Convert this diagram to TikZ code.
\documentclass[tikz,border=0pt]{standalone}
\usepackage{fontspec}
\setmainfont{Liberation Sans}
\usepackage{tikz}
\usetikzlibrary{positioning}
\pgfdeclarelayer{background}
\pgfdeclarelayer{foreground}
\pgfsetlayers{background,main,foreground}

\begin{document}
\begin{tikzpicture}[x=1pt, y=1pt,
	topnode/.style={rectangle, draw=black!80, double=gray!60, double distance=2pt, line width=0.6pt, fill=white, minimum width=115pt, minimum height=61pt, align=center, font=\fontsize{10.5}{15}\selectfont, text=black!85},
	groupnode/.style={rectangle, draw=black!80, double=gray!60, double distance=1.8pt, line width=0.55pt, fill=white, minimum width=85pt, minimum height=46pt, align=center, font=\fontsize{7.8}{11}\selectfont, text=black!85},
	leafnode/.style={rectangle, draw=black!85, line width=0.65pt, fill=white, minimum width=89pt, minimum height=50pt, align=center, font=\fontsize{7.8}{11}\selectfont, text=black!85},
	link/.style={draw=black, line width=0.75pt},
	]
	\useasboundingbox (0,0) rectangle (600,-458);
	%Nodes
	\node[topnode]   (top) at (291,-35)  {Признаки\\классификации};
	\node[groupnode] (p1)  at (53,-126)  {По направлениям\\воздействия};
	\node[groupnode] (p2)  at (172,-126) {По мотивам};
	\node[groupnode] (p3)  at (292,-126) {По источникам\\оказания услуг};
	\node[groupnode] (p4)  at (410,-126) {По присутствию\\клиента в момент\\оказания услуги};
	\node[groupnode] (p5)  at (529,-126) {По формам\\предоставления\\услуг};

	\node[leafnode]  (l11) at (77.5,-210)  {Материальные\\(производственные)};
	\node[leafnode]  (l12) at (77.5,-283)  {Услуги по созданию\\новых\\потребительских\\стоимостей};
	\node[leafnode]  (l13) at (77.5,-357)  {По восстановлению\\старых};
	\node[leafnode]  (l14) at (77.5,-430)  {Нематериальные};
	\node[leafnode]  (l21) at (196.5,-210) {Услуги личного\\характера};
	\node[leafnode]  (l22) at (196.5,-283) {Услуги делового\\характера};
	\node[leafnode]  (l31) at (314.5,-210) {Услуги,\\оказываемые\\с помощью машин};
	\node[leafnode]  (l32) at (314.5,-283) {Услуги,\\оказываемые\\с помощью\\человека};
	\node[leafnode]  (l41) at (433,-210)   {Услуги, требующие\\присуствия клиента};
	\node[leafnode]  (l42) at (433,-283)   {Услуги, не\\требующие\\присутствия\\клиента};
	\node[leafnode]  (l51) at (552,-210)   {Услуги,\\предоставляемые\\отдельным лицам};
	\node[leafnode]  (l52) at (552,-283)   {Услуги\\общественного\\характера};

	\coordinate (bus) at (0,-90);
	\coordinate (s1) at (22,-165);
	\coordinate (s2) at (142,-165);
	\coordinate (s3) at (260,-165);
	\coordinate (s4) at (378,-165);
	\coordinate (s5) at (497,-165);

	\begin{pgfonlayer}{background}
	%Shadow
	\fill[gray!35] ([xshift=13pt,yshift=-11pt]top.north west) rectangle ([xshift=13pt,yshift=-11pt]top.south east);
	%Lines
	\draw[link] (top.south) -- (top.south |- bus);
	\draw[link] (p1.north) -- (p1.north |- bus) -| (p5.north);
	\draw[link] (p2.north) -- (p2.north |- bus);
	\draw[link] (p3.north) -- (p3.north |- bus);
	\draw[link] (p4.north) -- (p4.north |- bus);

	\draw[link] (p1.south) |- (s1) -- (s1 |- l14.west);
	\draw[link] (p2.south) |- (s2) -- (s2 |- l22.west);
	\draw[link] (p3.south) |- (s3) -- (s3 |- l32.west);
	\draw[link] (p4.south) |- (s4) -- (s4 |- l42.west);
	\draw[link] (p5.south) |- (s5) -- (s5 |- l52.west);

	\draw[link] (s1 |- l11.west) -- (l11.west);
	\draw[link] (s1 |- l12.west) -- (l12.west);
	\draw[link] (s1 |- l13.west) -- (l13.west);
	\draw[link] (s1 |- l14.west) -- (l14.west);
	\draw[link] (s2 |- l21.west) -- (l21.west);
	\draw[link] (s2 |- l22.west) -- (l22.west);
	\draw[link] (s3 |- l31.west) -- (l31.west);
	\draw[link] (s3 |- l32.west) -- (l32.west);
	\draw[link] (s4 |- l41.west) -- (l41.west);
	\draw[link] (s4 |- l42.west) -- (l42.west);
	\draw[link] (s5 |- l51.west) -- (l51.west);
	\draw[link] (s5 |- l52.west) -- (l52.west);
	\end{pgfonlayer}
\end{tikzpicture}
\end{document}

□ □ □ □ □

YOUR TASK
Retype the data exactly as given.

REPLY TO THE EXERCISE
Convert this diagram to TikZ code.
\documentclass[tikz,border=0pt]{standalone}
\usepackage{fontspec}
\setmainfont{Liberation Sans}
\usepackage{tikz}
\usetikzlibrary{positioning}
\pgfdeclarelayer{background}
\pgfdeclarelayer{foreground}
\pgfsetlayers{background,main,foreground}

\begin{document}
\begin{tikzpicture}[x=1pt, y=1pt,
	topnode/.style={rectangle, draw=black!80, double=gray!60, double distance=2pt, line width=0.6pt, fill=white, minimum width=115pt, minimum height=61pt, align=center, font=\fontsize{10.5}{15}\selectfont, text=black!85},
	groupnode/.style={rectangle, draw=black!80, double=gray!60, double distance=1.8pt, line width=0.55pt, fill=white, minimum width=85pt, minimum height=46pt, align=center, font=\fontsize{7.8}{11}\selectfont, text=black!85},
	leafnode/.style={rectangle, draw=black!85, line width=0.65pt, fill=white, minimum width=89pt, minimum height=50pt, align=center, font=\fontsize{7.8}{11}\selectfont, text=black!85},
	link/.style={draw=black, line width=0.75pt},
	]
	\useasboundingbox (0,0) rectangle (600,-458);
	%Nodes
	\node[topnode]   (top) at (291,-35)  {Признаки\\классификации};
	\node[groupnode] (p1)  at (53,-126)  {По направлениям\\воздействия};
	\node[groupnode] (p2)  at (172,-126) {По мотивам};
	\node[groupnode] (p3)  at (292,-126) {По источникам\\оказания услуг};
	\node[groupnode] (p4)  at (410,-126) {По присутствию\\клиента в момент\\оказания услуги};
	\node[groupnode] (p5)  at (529,-126) {По формам\\предоставления\\услуг};

	\node[leafnode]  (l11) at (77.5,-210)  {Материальные\\(производственные)};
	\node[leafnode]  (l12) at (77.5,-283)  {Услуги по созданию\\новых\\потребительских\\стоимостей};
	\node[leafnode]  (l13) at (77.5,-357)  {По восстановлению\\старых};
	\node[leafnode]  (l14) at (77.5,-430)  {Нематериальные};
	\node[leafnode]  (l21) at (196.5,-210) {Услуги личного\\характера};
	\node[leafnode]  (l22) at (196.5,-283) {Услуги делового\\характера};
	\node[leafnode]  (l31) at (314.5,-210) {Услуги,\\оказываемые\\с помощью машин};
	\node[leafnode]  (l32) at (314.5,-283) {Услуги,\\оказываемые\\с помощью\\человека};
	\node[leafnode]  (l41) at (433,-210)   {Услуги, требующие\\присуствия клиента};
	\node[leafnode]  (l42) at (433,-283)   {Услуги, не\\требующие\\присутствия\\клиента};
	\node[leafnode]  (l51) at (552,-210)   {Услуги,\\предоставляемые\\отдельным лицам};
	\node[leafnode]  (l52) at (552,-283)   {Услуги\\общественного\\характера};

	\coordinate (bus) at (0,-90);
	\coordinate (s1) at (22,-165);
	\coordinate (s2) at (142,-165);
	\coordinate (s3) at (260,-165);
	\coordinate (s4) at (378,-165);
	\coordinate (s5) at (497,-165);

	\begin{pgfonlayer}{background}
	%Shadow
	\fill[gray!35] ([xshift=13pt,yshift=-11pt]top.north west) rectangle ([xshift=13pt,yshift=-11pt]top.south east);
	%Lines
	\draw[link] (top.south) -- (top.south |- bus);
	\draw[link] (p1.north) -- (p1.north |- bus) -| (p5.north);
	\draw[link] (p2.north) -- (p2.north |- bus);
	\draw[link] (p3.north) -- (p3.north |- bus);
	\draw[link] (p4.north) -- (p4.north |- bus);

	\draw[link] (p1.south) |- (s1) -- (s1 |- l14.west);
	\draw[link] (p2.south) |- (s2) -- (s2 |- l22.west);
	\draw[link] (p3.south) |- (s3) -- (s3 |- l32.west);
	\draw[link] (p4.south) |- (s4) -- (s4 |- l42.west);
	\draw[link] (p5.south) |- (s5) -- (s5 |- l52.west);

	\draw[link] (s1 |- l11.west) -- (l11.west);
	\draw[link] (s1 |- l12.west) -- (l12.west);
	\draw[link] (s1 |- l13.west) -- (l13.west);
	\draw[link] (s1 |- l14.west) -- (l14.west);
	\draw[link] (s2 |- l21.west) -- (l21.west);
	\draw[link] (s2 |- l22.west) -- (l22.west);
	\draw[link] (s3 |- l31.west) -- (l31.west);
	\draw[link] (s3 |- l32.west) -- (l32.west);
	\draw[link] (s4 |- l41.west) -- (l41.west);
	\draw[link] (s4 |- l42.west) -- (l42.west);
	\draw[link] (s5 |- l51.west) -- (l51.west);
	\draw[link] (s5 |- l52.west) -- (l52.west);
	\end{pgfonlayer}
\end{tikzpicture}
\end{document}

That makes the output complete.